> Exercise task: All of the listing below must be repeated word for word. Pictures are the only thing to omit.
⁂
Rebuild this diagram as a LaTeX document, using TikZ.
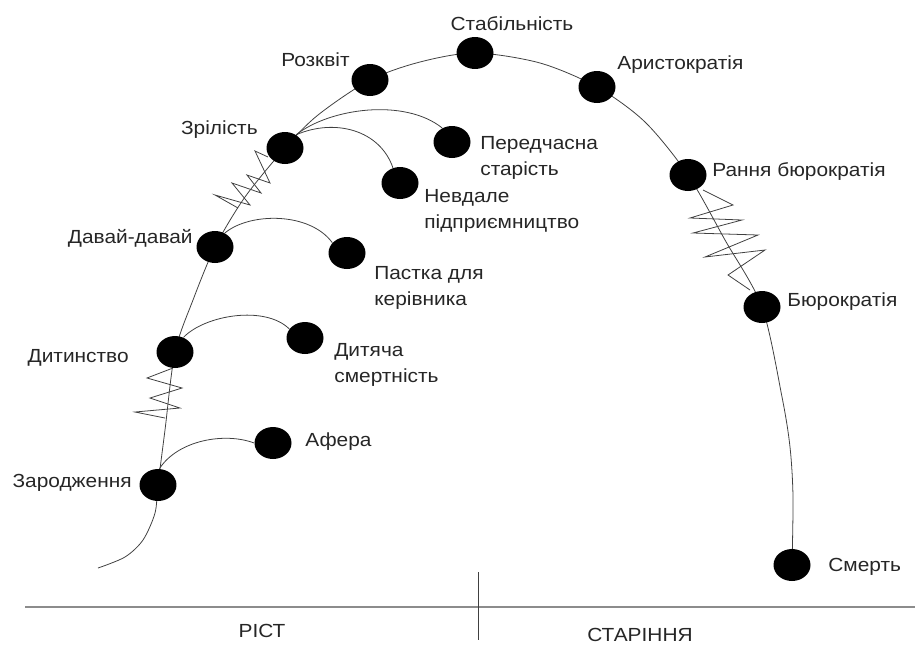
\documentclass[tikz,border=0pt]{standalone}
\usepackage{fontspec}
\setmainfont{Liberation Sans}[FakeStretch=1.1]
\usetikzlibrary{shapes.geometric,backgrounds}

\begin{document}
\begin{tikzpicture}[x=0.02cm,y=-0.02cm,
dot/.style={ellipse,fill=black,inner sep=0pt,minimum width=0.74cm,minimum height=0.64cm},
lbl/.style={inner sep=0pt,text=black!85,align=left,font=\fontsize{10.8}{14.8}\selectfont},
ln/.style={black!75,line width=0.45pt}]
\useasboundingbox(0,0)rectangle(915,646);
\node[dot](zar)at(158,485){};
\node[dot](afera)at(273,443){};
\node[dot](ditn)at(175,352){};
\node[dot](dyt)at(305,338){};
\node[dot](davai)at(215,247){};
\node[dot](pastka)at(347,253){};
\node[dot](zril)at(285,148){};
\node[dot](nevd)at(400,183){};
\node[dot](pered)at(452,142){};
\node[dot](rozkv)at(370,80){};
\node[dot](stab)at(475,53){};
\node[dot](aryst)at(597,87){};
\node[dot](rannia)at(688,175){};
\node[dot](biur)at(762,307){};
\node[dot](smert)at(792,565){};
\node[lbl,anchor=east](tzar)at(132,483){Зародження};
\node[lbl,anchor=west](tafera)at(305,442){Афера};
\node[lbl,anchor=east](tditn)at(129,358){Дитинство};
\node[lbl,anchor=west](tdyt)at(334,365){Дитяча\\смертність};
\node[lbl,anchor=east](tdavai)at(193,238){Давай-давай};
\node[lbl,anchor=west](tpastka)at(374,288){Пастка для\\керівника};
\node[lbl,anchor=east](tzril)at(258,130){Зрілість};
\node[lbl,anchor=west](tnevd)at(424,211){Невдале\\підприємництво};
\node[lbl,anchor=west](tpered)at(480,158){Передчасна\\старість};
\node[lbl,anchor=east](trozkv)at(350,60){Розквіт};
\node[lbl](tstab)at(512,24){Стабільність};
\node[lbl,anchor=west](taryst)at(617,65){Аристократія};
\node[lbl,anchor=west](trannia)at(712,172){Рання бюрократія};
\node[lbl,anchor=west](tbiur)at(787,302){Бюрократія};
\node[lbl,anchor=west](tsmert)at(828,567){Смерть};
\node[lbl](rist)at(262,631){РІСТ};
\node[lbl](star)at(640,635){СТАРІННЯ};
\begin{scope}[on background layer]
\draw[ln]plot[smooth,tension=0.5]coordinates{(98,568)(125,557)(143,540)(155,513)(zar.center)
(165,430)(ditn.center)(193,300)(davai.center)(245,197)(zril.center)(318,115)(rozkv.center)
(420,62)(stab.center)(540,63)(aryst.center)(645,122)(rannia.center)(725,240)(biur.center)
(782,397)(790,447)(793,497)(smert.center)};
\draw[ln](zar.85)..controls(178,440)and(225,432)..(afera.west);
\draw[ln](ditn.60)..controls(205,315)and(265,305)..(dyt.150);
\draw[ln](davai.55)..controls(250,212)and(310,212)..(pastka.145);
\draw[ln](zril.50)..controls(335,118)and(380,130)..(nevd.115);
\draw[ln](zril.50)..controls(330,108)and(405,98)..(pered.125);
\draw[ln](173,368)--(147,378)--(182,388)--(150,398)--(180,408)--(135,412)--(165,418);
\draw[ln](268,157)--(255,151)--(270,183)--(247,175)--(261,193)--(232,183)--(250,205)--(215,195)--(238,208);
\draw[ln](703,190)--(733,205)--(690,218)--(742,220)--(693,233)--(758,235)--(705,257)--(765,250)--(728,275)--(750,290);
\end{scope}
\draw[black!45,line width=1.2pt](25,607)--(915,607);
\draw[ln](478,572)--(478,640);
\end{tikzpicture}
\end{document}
⁂
> Final result:
Rebuild this diagram as a LaTeX document, using TikZ.
\documentclass[tikz,border=0pt]{standalone}
\usepackage{fontspec}
\setmainfont{Liberation Sans}[FakeStretch=1.1]
\usetikzlibrary{shapes.geometric,backgrounds}

\begin{document}
\begin{tikzpicture}[x=0.02cm,y=-0.02cm,
dot/.style={ellipse,fill=black,inner sep=0pt,minimum width=0.74cm,minimum height=0.64cm},
lbl/.style={inner sep=0pt,text=black!85,align=left,font=\fontsize{10.8}{14.8}\selectfont},
ln/.style={black!75,line width=0.45pt}]
\useasboundingbox(0,0)rectangle(915,646);
\node[dot](zar)at(158,485){};
\node[dot](afera)at(273,443){};
\node[dot](ditn)at(175,352){};
\node[dot](dyt)at(305,338){};
\node[dot](davai)at(215,247){};
\node[dot](pastka)at(347,253){};
\node[dot](zril)at(285,148){};
\node[dot](nevd)at(400,183){};
\node[dot](pered)at(452,142){};
\node[dot](rozkv)at(370,80){};
\node[dot](stab)at(475,53){};
\node[dot](aryst)at(597,87){};
\node[dot](rannia)at(688,175){};
\node[dot](biur)at(762,307){};
\node[dot](smert)at(792,565){};
\node[lbl,anchor=east](tzar)at(132,483){Зародження};
\node[lbl,anchor=west](tafera)at(305,442){Афера};
\node[lbl,anchor=east](tditn)at(129,358){Дитинство};
\node[lbl,anchor=west](tdyt)at(334,365){Дитяча\\смертність};
\node[lbl,anchor=east](tdavai)at(193,238){Давай-давай};
\node[lbl,anchor=west](tpastka)at(374,288){Пастка для\\керівника};
\node[lbl,anchor=east](tzril)at(258,130){Зрілість};
\node[lbl,anchor=west](tnevd)at(424,211){Невдале\\підприємництво};
\node[lbl,anchor=west](tpered)at(480,158){Передчасна\\старість};
\node[lbl,anchor=east](trozkv)at(350,60){Розквіт};
\node[lbl](tstab)at(512,24){Стабільність};
\node[lbl,anchor=west](taryst)at(617,65){Аристократія};
\node[lbl,anchor=west](trannia)at(712,172){Рання бюрократія};
\node[lbl,anchor=west](tbiur)at(787,302){Бюрократія};
\node[lbl,anchor=west](tsmert)at(828,567){Смерть};
\node[lbl](rist)at(262,631){РІСТ};
\node[lbl](star)at(640,635){СТАРІННЯ};
\begin{scope}[on background layer]
\draw[ln]plot[smooth,tension=0.5]coordinates{(98,568)(125,557)(143,540)(155,513)(zar.center)
(165,430)(ditn.center)(193,300)(davai.center)(245,197)(zril.center)(318,115)(rozkv.center)
(420,62)(stab.center)(540,63)(aryst.center)(645,122)(rannia.center)(725,240)(biur.center)
(782,397)(790,447)(793,497)(smert.center)};
\draw[ln](zar.85)..controls(178,440)and(225,432)..(afera.west);
\draw[ln](ditn.60)..controls(205,315)and(265,305)..(dyt.150);
\draw[ln](davai.55)..controls(250,212)and(310,212)..(pastka.145);
\draw[ln](zril.50)..controls(335,118)and(380,130)..(nevd.115);
\draw[ln](zril.50)..controls(330,108)and(405,98)..(pered.125);
\draw[ln](173,368)--(147,378)--(182,388)--(150,398)--(180,408)--(135,412)--(165,418);
\draw[ln](268,157)--(255,151)--(270,183)--(247,175)--(261,193)--(232,183)--(250,205)--(215,195)--(238,208);
\draw[ln](703,190)--(733,205)--(690,218)--(742,220)--(693,233)--(758,235)--(705,257)--(765,250)--(728,275)--(750,290);
\end{scope}
\draw[black!45,line width=1.2pt](25,607)--(915,607);
\draw[ln](478,572)--(478,640);
\end{tikzpicture}
\end{document}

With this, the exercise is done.